Stored rows —
------------------------------

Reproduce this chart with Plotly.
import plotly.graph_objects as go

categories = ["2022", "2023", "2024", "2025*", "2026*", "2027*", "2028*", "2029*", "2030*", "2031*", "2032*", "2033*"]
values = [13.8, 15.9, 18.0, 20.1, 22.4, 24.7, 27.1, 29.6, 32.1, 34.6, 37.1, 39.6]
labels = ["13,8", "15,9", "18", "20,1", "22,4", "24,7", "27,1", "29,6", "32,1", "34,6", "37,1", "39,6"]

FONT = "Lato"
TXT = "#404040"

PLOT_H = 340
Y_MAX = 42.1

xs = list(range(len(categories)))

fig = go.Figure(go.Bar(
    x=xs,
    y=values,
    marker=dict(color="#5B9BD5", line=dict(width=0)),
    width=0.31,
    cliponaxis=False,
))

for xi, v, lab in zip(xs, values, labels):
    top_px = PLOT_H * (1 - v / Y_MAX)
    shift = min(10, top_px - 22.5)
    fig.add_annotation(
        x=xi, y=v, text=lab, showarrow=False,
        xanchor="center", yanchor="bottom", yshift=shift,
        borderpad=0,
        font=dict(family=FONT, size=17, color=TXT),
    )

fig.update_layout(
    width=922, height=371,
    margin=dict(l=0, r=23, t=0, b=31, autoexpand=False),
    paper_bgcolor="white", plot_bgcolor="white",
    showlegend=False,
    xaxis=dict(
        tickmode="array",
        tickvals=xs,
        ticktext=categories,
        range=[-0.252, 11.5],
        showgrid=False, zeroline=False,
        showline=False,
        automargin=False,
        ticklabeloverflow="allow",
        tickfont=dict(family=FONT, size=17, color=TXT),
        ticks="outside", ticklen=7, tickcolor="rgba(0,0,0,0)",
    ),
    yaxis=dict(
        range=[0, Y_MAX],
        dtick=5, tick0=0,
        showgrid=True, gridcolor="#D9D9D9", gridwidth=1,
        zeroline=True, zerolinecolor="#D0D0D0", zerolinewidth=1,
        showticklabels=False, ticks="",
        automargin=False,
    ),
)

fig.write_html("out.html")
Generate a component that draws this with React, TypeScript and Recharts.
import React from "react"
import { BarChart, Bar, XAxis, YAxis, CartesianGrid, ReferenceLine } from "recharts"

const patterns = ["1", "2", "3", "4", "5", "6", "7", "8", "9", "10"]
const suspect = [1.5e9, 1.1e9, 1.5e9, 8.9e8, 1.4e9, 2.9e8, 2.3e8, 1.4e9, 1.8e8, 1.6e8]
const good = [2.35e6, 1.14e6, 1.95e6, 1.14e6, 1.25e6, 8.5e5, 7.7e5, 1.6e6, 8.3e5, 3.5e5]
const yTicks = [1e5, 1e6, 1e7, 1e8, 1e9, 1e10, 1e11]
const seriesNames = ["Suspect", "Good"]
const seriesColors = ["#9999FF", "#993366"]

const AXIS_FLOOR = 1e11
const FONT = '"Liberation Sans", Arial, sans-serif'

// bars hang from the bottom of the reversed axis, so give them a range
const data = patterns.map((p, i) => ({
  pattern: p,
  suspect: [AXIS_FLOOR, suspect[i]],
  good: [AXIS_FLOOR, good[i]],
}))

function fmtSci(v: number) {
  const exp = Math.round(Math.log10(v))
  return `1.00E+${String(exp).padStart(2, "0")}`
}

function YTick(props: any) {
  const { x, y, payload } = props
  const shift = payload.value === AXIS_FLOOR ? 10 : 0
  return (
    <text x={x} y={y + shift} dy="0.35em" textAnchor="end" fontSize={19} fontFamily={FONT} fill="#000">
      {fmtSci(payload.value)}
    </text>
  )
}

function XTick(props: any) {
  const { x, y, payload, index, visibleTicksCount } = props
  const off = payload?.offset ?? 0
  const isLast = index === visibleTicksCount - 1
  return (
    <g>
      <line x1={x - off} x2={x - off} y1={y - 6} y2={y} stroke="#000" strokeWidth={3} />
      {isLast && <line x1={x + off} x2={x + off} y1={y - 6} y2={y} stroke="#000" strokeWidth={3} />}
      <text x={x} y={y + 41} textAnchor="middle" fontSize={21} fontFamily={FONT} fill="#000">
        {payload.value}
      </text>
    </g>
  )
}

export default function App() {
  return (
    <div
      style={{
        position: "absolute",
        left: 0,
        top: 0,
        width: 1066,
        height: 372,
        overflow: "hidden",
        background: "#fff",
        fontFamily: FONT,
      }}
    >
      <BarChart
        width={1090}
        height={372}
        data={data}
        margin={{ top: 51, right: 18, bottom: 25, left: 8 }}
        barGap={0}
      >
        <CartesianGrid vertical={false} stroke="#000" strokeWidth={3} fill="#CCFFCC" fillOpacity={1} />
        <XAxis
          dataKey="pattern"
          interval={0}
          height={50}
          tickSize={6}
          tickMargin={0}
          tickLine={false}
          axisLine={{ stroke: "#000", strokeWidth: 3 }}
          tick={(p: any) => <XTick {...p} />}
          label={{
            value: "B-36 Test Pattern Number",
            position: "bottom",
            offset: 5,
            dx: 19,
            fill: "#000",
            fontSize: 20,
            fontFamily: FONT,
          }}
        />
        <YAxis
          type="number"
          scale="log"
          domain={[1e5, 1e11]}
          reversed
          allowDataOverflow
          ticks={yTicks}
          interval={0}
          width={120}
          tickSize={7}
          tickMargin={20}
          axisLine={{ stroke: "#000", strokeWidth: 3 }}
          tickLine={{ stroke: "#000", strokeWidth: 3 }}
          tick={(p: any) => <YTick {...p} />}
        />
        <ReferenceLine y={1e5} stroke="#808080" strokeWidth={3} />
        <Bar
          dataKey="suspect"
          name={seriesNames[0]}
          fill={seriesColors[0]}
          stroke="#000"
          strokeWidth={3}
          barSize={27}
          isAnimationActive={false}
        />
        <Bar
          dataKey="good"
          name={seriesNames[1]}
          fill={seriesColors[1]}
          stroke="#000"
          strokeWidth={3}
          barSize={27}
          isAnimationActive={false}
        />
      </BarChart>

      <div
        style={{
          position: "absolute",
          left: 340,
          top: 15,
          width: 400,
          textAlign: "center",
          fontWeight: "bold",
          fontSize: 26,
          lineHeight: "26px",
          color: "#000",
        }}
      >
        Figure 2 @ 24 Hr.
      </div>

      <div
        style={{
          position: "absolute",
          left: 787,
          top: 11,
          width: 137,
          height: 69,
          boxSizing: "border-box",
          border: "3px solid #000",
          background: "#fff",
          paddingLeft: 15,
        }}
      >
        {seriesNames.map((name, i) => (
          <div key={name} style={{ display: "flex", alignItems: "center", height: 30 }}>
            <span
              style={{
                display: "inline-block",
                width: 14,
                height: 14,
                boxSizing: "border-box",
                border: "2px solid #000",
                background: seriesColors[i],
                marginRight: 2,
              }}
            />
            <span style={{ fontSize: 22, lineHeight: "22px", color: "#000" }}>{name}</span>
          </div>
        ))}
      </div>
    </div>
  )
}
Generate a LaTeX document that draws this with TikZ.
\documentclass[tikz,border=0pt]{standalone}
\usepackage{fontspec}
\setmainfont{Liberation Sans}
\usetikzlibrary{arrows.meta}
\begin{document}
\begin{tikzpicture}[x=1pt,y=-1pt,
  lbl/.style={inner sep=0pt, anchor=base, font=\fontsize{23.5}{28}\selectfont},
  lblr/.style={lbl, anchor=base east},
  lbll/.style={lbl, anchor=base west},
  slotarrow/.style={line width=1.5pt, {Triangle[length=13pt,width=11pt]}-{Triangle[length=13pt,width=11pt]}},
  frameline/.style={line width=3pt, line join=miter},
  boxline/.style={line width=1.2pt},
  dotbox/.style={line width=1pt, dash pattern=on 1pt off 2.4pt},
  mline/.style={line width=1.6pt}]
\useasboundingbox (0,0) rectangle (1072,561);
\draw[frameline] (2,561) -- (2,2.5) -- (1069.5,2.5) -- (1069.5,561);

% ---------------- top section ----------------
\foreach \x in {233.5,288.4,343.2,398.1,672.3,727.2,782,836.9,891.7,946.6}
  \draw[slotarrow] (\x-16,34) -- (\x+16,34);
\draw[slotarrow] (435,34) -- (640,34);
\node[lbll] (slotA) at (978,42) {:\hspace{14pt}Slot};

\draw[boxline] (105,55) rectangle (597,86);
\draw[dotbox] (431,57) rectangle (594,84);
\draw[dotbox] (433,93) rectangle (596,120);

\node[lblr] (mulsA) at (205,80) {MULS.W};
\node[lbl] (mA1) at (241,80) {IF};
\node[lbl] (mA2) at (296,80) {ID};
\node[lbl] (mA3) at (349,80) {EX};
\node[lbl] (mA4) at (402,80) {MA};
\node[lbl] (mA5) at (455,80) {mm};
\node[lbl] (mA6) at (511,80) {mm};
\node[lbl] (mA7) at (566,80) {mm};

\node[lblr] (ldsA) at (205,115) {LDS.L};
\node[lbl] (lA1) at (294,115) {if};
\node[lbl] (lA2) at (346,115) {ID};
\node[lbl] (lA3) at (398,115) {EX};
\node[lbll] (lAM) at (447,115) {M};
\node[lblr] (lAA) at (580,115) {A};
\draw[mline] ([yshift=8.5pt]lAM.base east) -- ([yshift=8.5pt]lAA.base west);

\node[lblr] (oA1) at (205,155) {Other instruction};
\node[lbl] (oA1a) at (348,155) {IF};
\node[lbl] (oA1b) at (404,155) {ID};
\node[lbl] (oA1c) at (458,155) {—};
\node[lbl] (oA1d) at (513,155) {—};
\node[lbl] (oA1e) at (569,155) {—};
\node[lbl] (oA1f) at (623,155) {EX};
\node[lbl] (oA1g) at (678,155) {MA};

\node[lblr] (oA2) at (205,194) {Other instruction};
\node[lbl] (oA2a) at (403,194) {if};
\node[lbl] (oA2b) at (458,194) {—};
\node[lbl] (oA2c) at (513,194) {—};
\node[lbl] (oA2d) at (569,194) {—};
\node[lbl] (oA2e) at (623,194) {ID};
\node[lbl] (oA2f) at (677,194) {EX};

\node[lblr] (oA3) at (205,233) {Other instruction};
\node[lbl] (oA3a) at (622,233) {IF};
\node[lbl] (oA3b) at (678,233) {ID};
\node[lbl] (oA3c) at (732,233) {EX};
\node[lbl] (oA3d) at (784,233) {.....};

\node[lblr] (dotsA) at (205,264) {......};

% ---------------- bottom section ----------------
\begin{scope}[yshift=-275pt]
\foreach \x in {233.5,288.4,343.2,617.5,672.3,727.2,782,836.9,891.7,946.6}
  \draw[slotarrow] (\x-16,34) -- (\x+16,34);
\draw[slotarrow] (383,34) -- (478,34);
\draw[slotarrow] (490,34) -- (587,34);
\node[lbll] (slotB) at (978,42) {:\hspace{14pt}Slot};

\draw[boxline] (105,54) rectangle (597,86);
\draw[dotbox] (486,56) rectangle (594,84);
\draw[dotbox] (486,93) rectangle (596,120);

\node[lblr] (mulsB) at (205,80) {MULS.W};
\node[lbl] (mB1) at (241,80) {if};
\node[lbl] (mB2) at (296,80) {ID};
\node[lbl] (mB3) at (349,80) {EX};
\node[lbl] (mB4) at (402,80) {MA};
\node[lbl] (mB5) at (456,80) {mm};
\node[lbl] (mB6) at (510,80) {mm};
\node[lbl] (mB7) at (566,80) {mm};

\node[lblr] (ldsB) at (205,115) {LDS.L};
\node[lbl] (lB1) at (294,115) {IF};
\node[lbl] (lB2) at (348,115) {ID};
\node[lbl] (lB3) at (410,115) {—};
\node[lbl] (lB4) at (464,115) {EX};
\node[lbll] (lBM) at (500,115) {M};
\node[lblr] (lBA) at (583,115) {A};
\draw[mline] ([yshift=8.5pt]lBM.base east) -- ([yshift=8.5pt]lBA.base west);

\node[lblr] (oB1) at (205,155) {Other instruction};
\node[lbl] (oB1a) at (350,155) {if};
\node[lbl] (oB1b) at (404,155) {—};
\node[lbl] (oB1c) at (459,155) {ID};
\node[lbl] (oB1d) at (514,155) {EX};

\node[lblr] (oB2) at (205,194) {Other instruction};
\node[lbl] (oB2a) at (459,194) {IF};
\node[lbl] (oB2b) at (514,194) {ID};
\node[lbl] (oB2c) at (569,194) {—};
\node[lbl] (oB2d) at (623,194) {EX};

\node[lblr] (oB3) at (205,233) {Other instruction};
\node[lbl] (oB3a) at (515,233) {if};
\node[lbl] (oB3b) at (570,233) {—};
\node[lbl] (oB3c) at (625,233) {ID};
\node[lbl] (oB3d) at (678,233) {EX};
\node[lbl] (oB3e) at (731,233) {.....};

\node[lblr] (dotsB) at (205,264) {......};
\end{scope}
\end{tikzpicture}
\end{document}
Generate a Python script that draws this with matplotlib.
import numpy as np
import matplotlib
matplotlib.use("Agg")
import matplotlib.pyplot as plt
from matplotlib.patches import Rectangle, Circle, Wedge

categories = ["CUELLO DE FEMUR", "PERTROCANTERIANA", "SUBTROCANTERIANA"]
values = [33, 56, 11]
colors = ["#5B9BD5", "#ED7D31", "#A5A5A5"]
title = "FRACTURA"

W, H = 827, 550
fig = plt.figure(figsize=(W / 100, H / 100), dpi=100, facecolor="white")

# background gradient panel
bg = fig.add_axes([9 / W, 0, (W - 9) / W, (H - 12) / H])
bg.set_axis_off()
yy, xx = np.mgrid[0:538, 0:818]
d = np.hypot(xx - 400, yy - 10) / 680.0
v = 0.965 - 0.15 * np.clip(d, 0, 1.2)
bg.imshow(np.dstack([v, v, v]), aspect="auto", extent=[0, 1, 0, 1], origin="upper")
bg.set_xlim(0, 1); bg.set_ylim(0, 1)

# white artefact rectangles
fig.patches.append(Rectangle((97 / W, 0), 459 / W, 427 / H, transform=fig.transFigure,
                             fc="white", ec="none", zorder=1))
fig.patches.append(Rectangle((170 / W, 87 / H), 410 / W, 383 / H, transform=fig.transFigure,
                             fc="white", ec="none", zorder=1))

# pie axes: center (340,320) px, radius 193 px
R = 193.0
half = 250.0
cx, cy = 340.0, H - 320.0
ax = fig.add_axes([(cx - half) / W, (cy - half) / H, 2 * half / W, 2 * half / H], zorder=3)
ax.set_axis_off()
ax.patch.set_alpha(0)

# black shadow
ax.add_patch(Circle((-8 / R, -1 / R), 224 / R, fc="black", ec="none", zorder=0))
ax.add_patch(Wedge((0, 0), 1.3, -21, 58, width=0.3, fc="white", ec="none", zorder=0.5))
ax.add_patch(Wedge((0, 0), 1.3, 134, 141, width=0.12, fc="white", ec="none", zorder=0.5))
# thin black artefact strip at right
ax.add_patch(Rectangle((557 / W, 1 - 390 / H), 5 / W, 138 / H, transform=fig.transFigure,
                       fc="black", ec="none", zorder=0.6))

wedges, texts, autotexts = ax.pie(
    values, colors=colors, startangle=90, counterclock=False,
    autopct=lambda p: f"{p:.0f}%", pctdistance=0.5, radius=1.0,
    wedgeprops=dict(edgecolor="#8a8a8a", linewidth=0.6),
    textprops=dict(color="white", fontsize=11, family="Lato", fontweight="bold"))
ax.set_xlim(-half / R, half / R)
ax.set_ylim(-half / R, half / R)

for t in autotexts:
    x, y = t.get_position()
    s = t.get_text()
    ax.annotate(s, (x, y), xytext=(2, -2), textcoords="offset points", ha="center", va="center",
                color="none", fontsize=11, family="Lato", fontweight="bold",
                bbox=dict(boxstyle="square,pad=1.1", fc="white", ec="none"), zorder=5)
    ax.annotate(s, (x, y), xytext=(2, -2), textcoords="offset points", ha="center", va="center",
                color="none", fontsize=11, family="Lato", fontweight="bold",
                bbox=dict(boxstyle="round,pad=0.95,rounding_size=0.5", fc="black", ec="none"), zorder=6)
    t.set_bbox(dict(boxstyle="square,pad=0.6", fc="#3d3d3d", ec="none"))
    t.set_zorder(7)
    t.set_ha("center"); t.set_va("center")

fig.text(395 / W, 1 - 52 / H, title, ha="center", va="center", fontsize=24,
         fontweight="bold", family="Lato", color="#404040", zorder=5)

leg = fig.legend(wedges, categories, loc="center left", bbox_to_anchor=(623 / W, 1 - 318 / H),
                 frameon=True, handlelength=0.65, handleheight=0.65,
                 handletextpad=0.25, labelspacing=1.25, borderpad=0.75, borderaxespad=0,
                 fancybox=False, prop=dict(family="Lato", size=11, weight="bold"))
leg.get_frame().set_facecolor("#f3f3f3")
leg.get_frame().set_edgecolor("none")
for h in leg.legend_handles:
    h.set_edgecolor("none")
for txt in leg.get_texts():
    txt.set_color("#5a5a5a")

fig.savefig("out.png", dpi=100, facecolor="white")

------------------------------

From the line with "Generate a LaTeX" through the line with "-- ([yshift=8.5pt]lAA.base west);", repeat every line exactly, both ends included, and nothing outside that range.

In response —
Generate a LaTeX document that draws this with TikZ.
\documentclass[tikz,border=0pt]{standalone}
\usepackage{fontspec}
\setmainfont{Liberation Sans}
\usetikzlibrary{arrows.meta}
\begin{document}
\begin{tikzpicture}[x=1pt,y=-1pt,
  lbl/.style={inner sep=0pt, anchor=base, font=\fontsize{23.5}{28}\selectfont},
  lblr/.style={lbl, anchor=base east},
  lbll/.style={lbl, anchor=base west},
  slotarrow/.style={line width=1.5pt, {Triangle[length=13pt,width=11pt]}-{Triangle[length=13pt,width=11pt]}},
  frameline/.style={line width=3pt, line join=miter},
  boxline/.style={line width=1.2pt},
  dotbox/.style={line width=1pt, dash pattern=on 1pt off 2.4pt},
  mline/.style={line width=1.6pt}]
\useasboundingbox (0,0) rectangle (1072,561);
\draw[frameline] (2,561) -- (2,2.5) -- (1069.5,2.5) -- (1069.5,561);

% ---------------- top section ----------------
\foreach \x in {233.5,288.4,343.2,398.1,672.3,727.2,782,836.9,891.7,946.6}
  \draw[slotarrow] (\x-16,34) -- (\x+16,34);
\draw[slotarrow] (435,34) -- (640,34);
\node[lbll] (slotA) at (978,42) {:\hspace{14pt}Slot};

\draw[boxline] (105,55) rectangle (597,86);
\draw[dotbox] (431,57) rectangle (594,84);
\draw[dotbox] (433,93) rectangle (596,120);

\node[lblr] (mulsA) at (205,80) {MULS.W};
\node[lbl] (mA1) at (241,80) {IF};
\node[lbl] (mA2) at (296,80) {ID};
\node[lbl] (mA3) at (349,80) {EX};
\node[lbl] (mA4) at (402,80) {MA};
\node[lbl] (mA5) at (455,80) {mm};
\node[lbl] (mA6) at (511,80) {mm};
\node[lbl] (mA7) at (566,80) {mm};

\node[lblr] (ldsA) at (205,115) {LDS.L};
\node[lbl] (lA1) at (294,115) {if};
\node[lbl] (lA2) at (346,115) {ID};
\node[lbl] (lA3) at (398,115) {EX};
\node[lbll] (lAM) at (447,115) {M};
\node[lblr] (lAA) at (580,115) {A};
\draw[mline] ([yshift=8.5pt]lAM.base east) -- ([yshift=8.5pt]lAA.base west);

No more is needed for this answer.